Rigid frequency allocation models are a relic of peacetime assumptions. In multi-domain battlespaces, adversaries jam, spoof, and re-task spectrum at a pace that overwhelms static management. Only an intelligent, self-adjusting system can keep pace with the reality of the contested spectrum. These static methods introduce operational rigidity, limiting the military’s ability to maintain uninterrupted command and control. Static allocation methods cannot adapt to evolving mission conditions, making them ineffective against adversarial EW tactics or unexpected civilian demand surges. Military operations require a dynamic, AI-powered approach to optimize bandwidth while ensuring operational security.

The growing reliance on multi-domain operations further exacerbates the need for smarter spectrum management. Legacy systems struggle to handle real-time spectrum sharing across air, land, sea, cyber, and space domains, leading to increased latency, decreased operational flexibility, and heightened vulnerability to adversarial attacks. Current solutions lack the agility required to prioritize critical signals dynamically while deconflicting bandwidth usage among multiple stakeholders.

The future of warfare demands intelligent, autonomous spectrum management. The defense industry is moving toward AI-driven spectrum management as an operational necessity, and Deca Defense is at the forefront of this evolution. Our vision for AI-driven spectrum management integrates machine learning-driven congestion forecasting with real-time RF environment analysis, ensuring proactive bandwidth reallocation to sustain high-priority operations and counter adversarial spectrum interference. Our system fuses real-time electromagnetic spectrum data with historical patterns to provide a predictive operational picture, enabling decision-makers to anticipate and mitigate bandwidth conflicts before they disrupt mission-critical transmissions. This ensures both optimized military spectrum dominance and deconfliction with civilian and allied assets without sacrificing operational integrity.

Legacy spectrum management depends on frequency assignments that assume stability—an assumption that no longer holds. The next evolution of spectrum command systems must sense, analyze, and reallocate bandwidth in real time, preempting jamming efforts, minimizing latency, and ensuring operational dominance. Deca Defense is focused on developing these next-generation solutions to meet emerging battlefield challenges. AI-driven algorithms process data streams from military sensors, radio frequency (RF) monitoring stations, and external sources to provide real-time spectrum intelligence. This allows military communications to remain resilient even in contested and degraded environments.
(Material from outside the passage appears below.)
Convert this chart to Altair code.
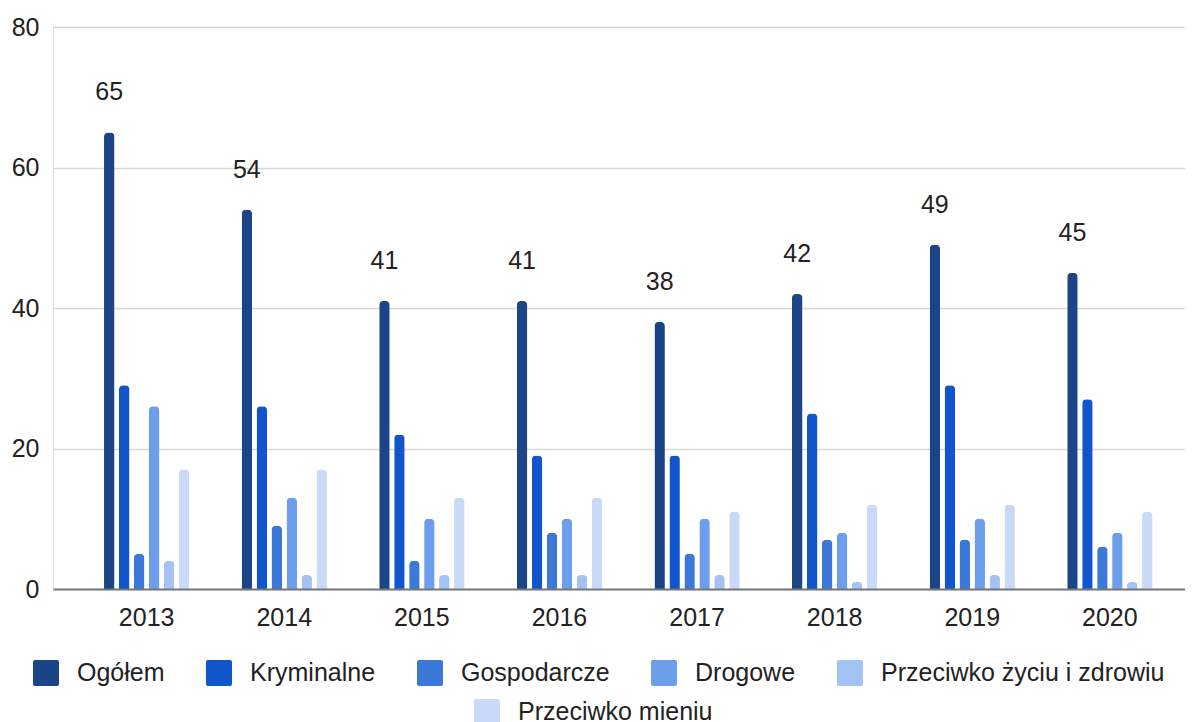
import altair as alt
import pandas as pd

years = ["2013", "2014", "2015", "2016", "2017", "2018", "2019", "2020"]
categories = ["Ogółem", "Kryminalne", "Gospodarcze", "Drogowe",
              "Przeciwko życiu i zdrowiu", "Przeciwko mieniu"]
colors = ["#1c4587", "#1155cc", "#3c78d8", "#6d9eeb", "#a4c2f4", "#c9daf8"]

ogolem = [65, 54, 41, 41, 38, 42, 49, 45]
kryminalne = [29, 26, 22, 19, 19, 25, 29, 27]
gospodarcze = [5, 9, 4, 8, 5, 7, 7, 6]
drogowe = [26, 13, 10, 10, 10, 8, 10, 8]
zycie_zdrowie = [4, 2, 2, 2, 2, 1, 2, 1]
mienie = [17, 17, 13, 13, 11, 12, 12, 11]
y_ticks = [0, 20, 40, 60, 80]

series = [ogolem, kryminalne, gospodarcze, drogowe, zycie_zdrowie, mienie]
rows = []
for cat, vals in zip(categories, series):
    for yr, v in zip(years, vals):
        rows.append({"rok": yr, "kategoria": cat, "wartosc": v})
df = pd.DataFrame(rows)

FONT = "Liberation Sans"
TXT = "#222222"
W, H = 1132, 562

x_enc = alt.X(
    "rok:N", sort=years,
    scale=alt.Scale(paddingInner=0.38, paddingOuter=0.3034, align=0.611),
    axis=alt.Axis(title=None, labelAngle=0, labelFontSize=25, labelColor=TXT,
                  labelFont=FONT, labelPadding=16, ticks=False, grid=False,
                  domainColor="#777777", domainWidth=2, zindex=1),
)
y_enc = alt.Y(
    "wartosc:Q",
    scale=alt.Scale(domain=[0, 80], nice=False),
    axis=alt.Axis(title=None, values=y_ticks, labelFontSize=25, labelColor=TXT,
                  labelFont=FONT, labelPadding=14, ticks=False, domain=False,
                  gridColor="#d9d9d9", gridWidth=1.5, zindex=0),
)
xo_enc = alt.XOffset(
    "kategoria:N", sort=categories,
    scale=alt.Scale(domain=categories, paddingInner=0.3, paddingOuter=0),
)

SYM = ("M-0.85,-1H0.85Q1,-1 1,-0.85V0.85Q1,1 0.85,1H-0.85Q-1,1 -1,0.85"
       "V-0.85Q-1,-1 -0.85,-1Z")

def legend(lx, ly):
    return alt.Legend(
        title=None, orient="none", legendX=lx, legendY=ly,
        direction="horizontal", symbolType=SYM, symbolSize=676,
        symbolStrokeWidth=0, labelFontSize=25, labelFont=FONT,
        labelColor=TXT, labelOffset=18, columnPadding=41, padding=0,
        labelLimit=500,
    )

base = alt.Chart(df)

bars_main = base.transform_filter(
    alt.datum.kategoria != "Przeciwko mieniu"
).mark_bar(cornerRadiusTopLeft=4, cornerRadiusTopRight=4).encode(
    x=x_enc, y=y_enc, xOffset=xo_enc,
    color=alt.Color("kategoria:N",
                    scale=alt.Scale(domain=categories[:5], range=colors[:5]),
                    legend=legend(-20, 633)),
)

bars_last = base.transform_filter(
    alt.datum.kategoria == "Przeciwko mieniu"
).mark_bar(cornerRadiusTopLeft=4, cornerRadiusTopRight=4).encode(
    x=x_enc, y=y_enc, xOffset=xo_enc,
    fill=alt.Fill("kategoria:N",
                  scale=alt.Scale(domain=categories[5:], range=colors[5:]),
                  legend=legend(421, 672)),
)

labels = base.transform_filter(
    alt.datum.kategoria == "Ogółem"
).mark_text(fontSize=25, font=FONT, color=TXT, dy=-32, baseline="alphabetic",
            align="center").encode(
    x=x_enc, y=y_enc, xOffset=xo_enc, text="wartosc:Q",
)

chart = alt.layer(bars_main, bars_last, labels).properties(
    width=W, height=H,
    autosize=alt.AutoSizeParams(type="none"),
    padding={"left": 45, "top": 19, "right": 0, "bottom": 140},
).configure_view(stroke=None).configure(font=FONT)

chart.save("out.html", embed_options={"renderer": "svg", "actions": False})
AI-Powered Forecasting ensures that military communication remains uninterrupted by using deep reinforcement learning and Bayesian inference models. The system continuously evaluates spectral occupancy, interference sources, and adversarial activity to forecast congestion. When patterns indicating spectrum bottlenecks emerge, the system proactively reallocates bandwidth to maintain operational effectiveness.

• Predictive modeling assesses frequency usage trends across multiple domains, enabling proactive decision-making rather than reactive responses.
• Neural networks refine spectrum allocation by continuously learning from evolving battlefield conditions and adversarial tactics.
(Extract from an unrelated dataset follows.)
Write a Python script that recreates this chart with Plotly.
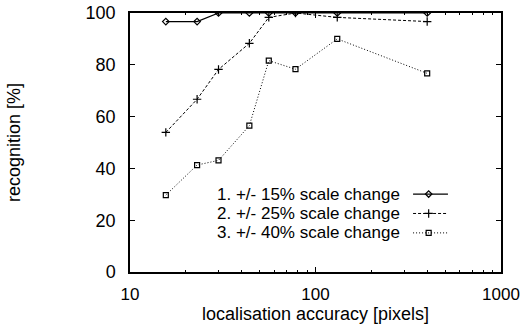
import plotly.graph_objects as go

accuracy = [15.6, 23, 30, 44, 56, 78, 131, 400]
scale15 = [96.7, 96.7, 100, 100, 100, 100, 100, 100]
scale25 = [53.9, 66.7, 78.2, 88.3, 98.3, 100, 98.3, 96.7]
scale40 = [29.7, 41.3, 43.1, 56.5, 81.6, 78.3, 90.0, 76.7]
labels = ["1. +/- 15% scale change", "2. +/- 25% scale change", "3. +/- 40% scale change"]
x_ticks = [10, 100, 1000]
x_minor = [20, 30, 40, 50, 60, 70, 80, 90, 200, 300, 400, 500, 600, 700, 800, 900]
y_ticks = [0, 20, 40, 60, 80, 100]

FONT = "Liberation Sans, Arial, Helvetica, sans-serif"
FS = 18
series = [scale15, scale25, scale40]
styles = [
    dict(dash="solid", symbol="diamond-open", size=5, lw=1.2),
    dict(dash="3px,2px", symbol="cross-thin-open", size=6, lw=1),
    dict(dash="1px,2px", symbol="square-open", size=5, lw=1),
]

fig = go.Figure()
for ys, st, lab in zip(series, styles, labels):
    fig.add_trace(go.Scatter(
        x=accuracy, y=ys, mode="lines+markers", name=lab, showlegend=False,
        line=dict(color="black", width=st["lw"], dash=st["dash"]),
        marker=dict(symbol=st["symbol"], size=st["size"], color="black",
                    line=dict(color="black", width=1.2)),
    ))

# custom gnuplot-style key (text right, sample left) on an overlay axis
key_y = [0.301, 0.226, 0.151]
for ys_k, st, lab in zip(key_y, styles, labels):
    fig.add_trace(go.Scatter(
        x=[0.763, 0.857], y=[ys_k, ys_k], mode="lines", xaxis="x2", yaxis="y2",
        showlegend=False, hoverinfo="skip",
        line=dict(color="black", width=st["lw"], dash=st["dash"]),
    ))
    fig.add_trace(go.Scatter(
        x=[0.805], y=[ys_k], mode="markers", xaxis="x2", yaxis="y2",
        showlegend=False, hoverinfo="skip",
        marker=dict(symbol=st["symbol"], size=st["size"], color="black",
                    line=dict(color="black", width=1.2)),
    ))
    fig.add_annotation(x=0.733, y=ys_k, xref="x2", yref="y2", text=lab,
                       showarrow=False, xanchor="right", yanchor="middle",
                       font=dict(family=FONT, size=17, color="black"))

fig.update_layout(
    width=521, height=325,
    margin=dict(l=130, r=20, t=13, b=53, autoexpand=False),
    paper_bgcolor="white", plot_bgcolor="white",
    font=dict(family=FONT, size=FS, color="black"),
    xaxis=dict(
        type="log", range=[1, 3], tickvals=x_ticks, ticktext=[str(v) for v in x_ticks],
        ticks="inside", ticklen=5, tickwidth=1, tickcolor="black",
        showline=True, linecolor="black", linewidth=1.5, mirror="allticks",
        showgrid=False, zeroline=False, automargin=False,
        ticklabelstandoff=6,
        minor=dict(ticks="inside", ticklen=2, tickcolor="black", showgrid=False,
                   tickvals=x_minor),
        title=dict(text="localisation accuracy [pixels]", standoff=4,
                   font=dict(family=FONT, size=FS)),
        tickfont=dict(family=FONT, size=17),
    ),
    yaxis=dict(
        range=[0, 100], tickvals=y_ticks,
        ticks="inside", ticklen=5, tickwidth=1, tickcolor="black",
        showline=True, linecolor="black", linewidth=1.5, mirror="allticks",
        showgrid=False, zeroline=False, automargin=False,
        ticklabelstandoff=9,
        title=dict(text="recognition [%]", standoff=60, font=dict(family=FONT, size=FS)),
        tickfont=dict(family=FONT, size=FS),
    ),
    xaxis2=dict(overlaying="x", range=[0, 1], visible=False, fixedrange=True),
    yaxis2=dict(overlaying="y", range=[0, 1], visible=False, fixedrange=True),
)

fig.write_html("out.html", config={"displayModeBar": False},
               post_script="document.body.style.margin='0';")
Real-Time Adaptability enables seamless communication by dynamically adjusting frequency assignments based on real-time conditions. The system ingests and processes vast amounts of data from satellites, ground-based sensors, and battlefield units, ensuring rapid response to changing operational needs.

• Automated decision-making processes adjust allocations within milliseconds, preventing disruptions caused by enemy jamming or environmental interference.
• Distributed AI architecture ensures that individual nodes can make decentralized decisions if central command communication is compromised.

Resilience to Electronic Warfare is critical in environments where adversaries deploy jamming, spoofing, and spectrum denial attacks. A robust system must employ adaptive countermeasures that detect, evade, and neutralize these threats to sustain uninterrupted communication in contested spaces.

• Anomaly Detection Algorithms: AI detects irregular patterns indicative of jamming attempts and shifts communication channels accordingly.
• Cognitive Radio Technologies: Self-learning radios adjust frequencies autonomously to evade adversarial interference.
• Reinforcement Learning Models: AI agents simulate adversarial tactics and develop countermeasures to optimize resilience against EW threats.

Optimized Military-Civilian Coexistence ensures that military spectrum usage does not interfere with civilian and commercial applications while maintaining defense priorities. The AI system continuously assesses bandwidth demands and dynamically reallocates spectrum to maximize operational efficiency across domains.

• Prioritizes mission-critical transmissions while allowing non-essential data to use alternative frequencies.
• Integrates with existing regulatory frameworks to ensure compliance with international spectrum governance policies.

• Reduces interference risks by dynamically analyzing civilian spectrum usage patterns and adjusting military allocations accordingly.

Secure and Mission-Critical Reliability is at the core of military communications, requiring robust encryption, redundancy, and hardened AI models. The system integrates security-first protocols to prevent adversarial interference and maintain operational stability in high-threat environments.

• Redundant Network Architectures prevents single points of failure by distributing spectrum control functions across multiple secure nodes.
• Hardened AI Models adversarial training techniques safeguard the AI system against attempts to deceive or manipulate spectrum allocations.